Sometimes it hurts to be good.
That’s the lesson a slew of top-tier college football teams learned the hard way in one of the most upset-laden weekends in recent memory.
From the Pacific to the Swampland, up the coast to Jersey and all the way across to the Great Lakes, everybody knows somebody who has been affected by The Mother of all Saturdays.
When the smoke cleared on the night of Sept. 29, the AP poll was left shaken, battered and beaten. All in all, nine top-25 teams had lost, including five previously in the top 10.
Some teams lost in the waning seconds, some lost because they couldn’t kick field goals and other teams simply rolled over like a well-trained dog. Any way you look at it, this past weekend changed the face of this college football season like that John Travolta-Nicolas Cage movie.
Starting at the top, there were several big name schools that were expected to compete for a national title. That is, until Saturday.
There was No. 3 Oklahoma (now No. 10), blowing a 24-7 second-half lead to an unranked Colorado team. Their hyped up offense struggled against the Buffs’ defense, converting one third-down in nine opportunities and putting up only 230 yards of total offense.
The Sooners’ ball control offense only had possession for about one-third of the game. That’s like an hour-long Showtime Rotisserie (“Just set it and forget it!”) infomercial that only lasts 20 minutes.
It just ain’t right.
Then there was No. 5 West Virginia (now No. 13) on Friday night, making the South Florida Bulls look like the Indianapolis Colts. Considering the Bulls have only been a Division I-A program since 2001 and the Mountaineers’ offense is harder to stop than a chubby kid at a twinkie convention, there was no reason to expect this one to be close.
But without star quarterback Pat White, who left the game with an injury, the Mountaineers were only a shadow of their former selves, collapsing down the stretch and giving the Bulls’ program its biggest win ever.
But the ‘Neers weren’t the only championship contenders who may have been knocked out in one fell swoop.
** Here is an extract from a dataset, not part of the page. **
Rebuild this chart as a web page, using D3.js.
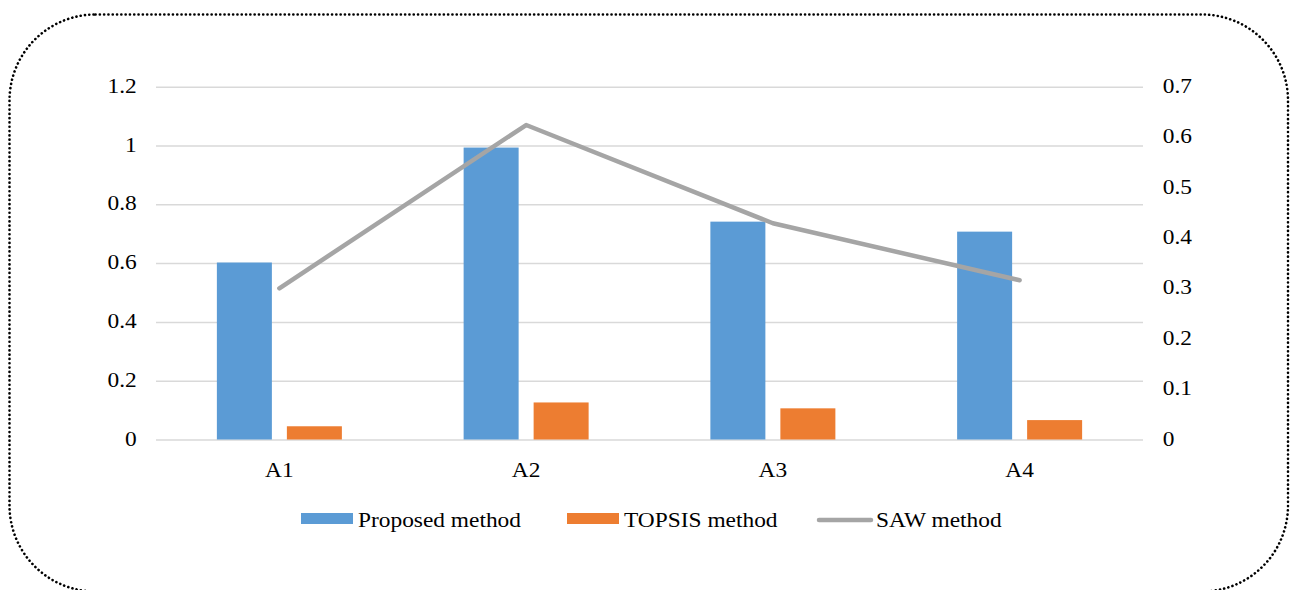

The Florida Gators, who snuck into last year’s championship game because UCLA cleared them a spot by beating USC, got dropped at home by an unranked Auburn team.
Their 18-game winning streak at home? Snapped.
Avenging their only loss last season? Not this time.
Another chance at a second straight title? About as overly optimistic as Michael Vick learning something from the “Developing Empathy for Animals” PETA seminar he took last month.
Along with the Sooners, Mountaineers and Gators, Texas and Rutgers rounded out the losing half of the former top-ten, losing to two unranked teams (Kansas St. and Maryland, respectively) by a combined 30 points.
Now, instead of the top-10 looking like a laundry list of historic football schools, it resembles Castor Troy after the transplant ““ it looks similar but something is just off.
Those somethings are USF, Boston College and Kentucky sitting pretty at rankings 6, 7 and 8.
Where did these schools come from? BC hasn’t been good since the Doug Flutie era 60 years ago, the Bulls’ program is just over a decade old, and since when did Kentucky even have a football team?
These are all questions that will be answered in the coming weeks but until then, brace yourself ““ South Florida is only 60 to 1 on winning the national title.